También saltan a la vista los conventos, expresión de una época ida, aunque algunos de ellos siguen vivos, poblados, oferentes de sus cosas a este siglo. Arriba del todo, el convento de San Francisco, con su iglesia renacentista que hoy sirve,  ‑y sus patios y salas‑ como sede de la Feria Apícola Regional. Preside una plaza (la del Deán) que es de leyenda. A media ladera, la Concepción, donde al quedar viuda la princesa de Éboli se metió a monja, y forzó a Teresa de Ávila a desmantelar aquello en pocas fechas.

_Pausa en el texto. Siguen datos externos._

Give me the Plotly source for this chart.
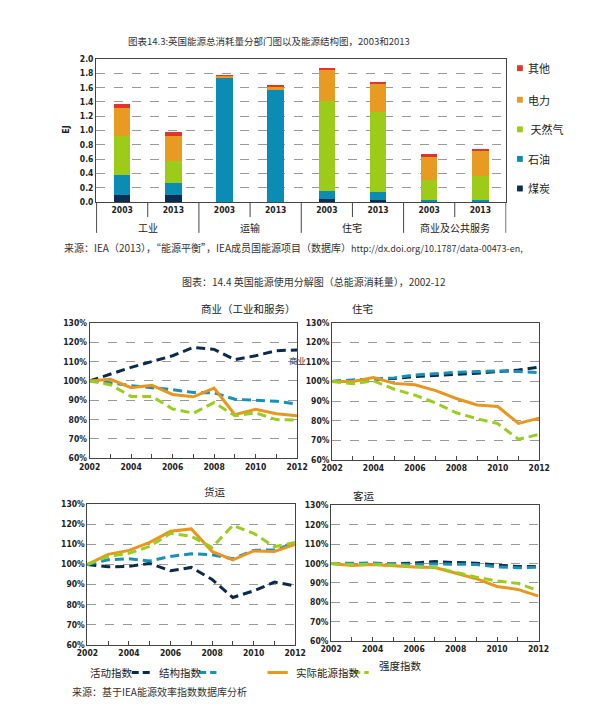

Hoy siguen viviéndolo una comunidad de franciscanas concepcionistas. Y ya fuera de la villa, sobre roca poderosa que vigila al Arlés, el convento de San Pedro, donde tuvo varios siglos su sede capitana la Orden Carmelitana en España. Hoy luce su majestad arquitectónica, su gran museo de pinturas, y el anhelo justificado de renacer con el Parador‑Residencia que en él se está construyendo.

Todo un mundo, poblado y parlante, el de Pastrana. Que está ahí hace siglos. Que merece ser conocido y valorado. Para esta semana, el viaje ya está comprometido. Lo será, a buen seguro, y cada vez para más gente, en semanas sucesivas. Aquí volveré a hablar de Pastrana, porque se lo merece, y porque necesita que, de una vez por todas, se oree su nombre, y su belleza.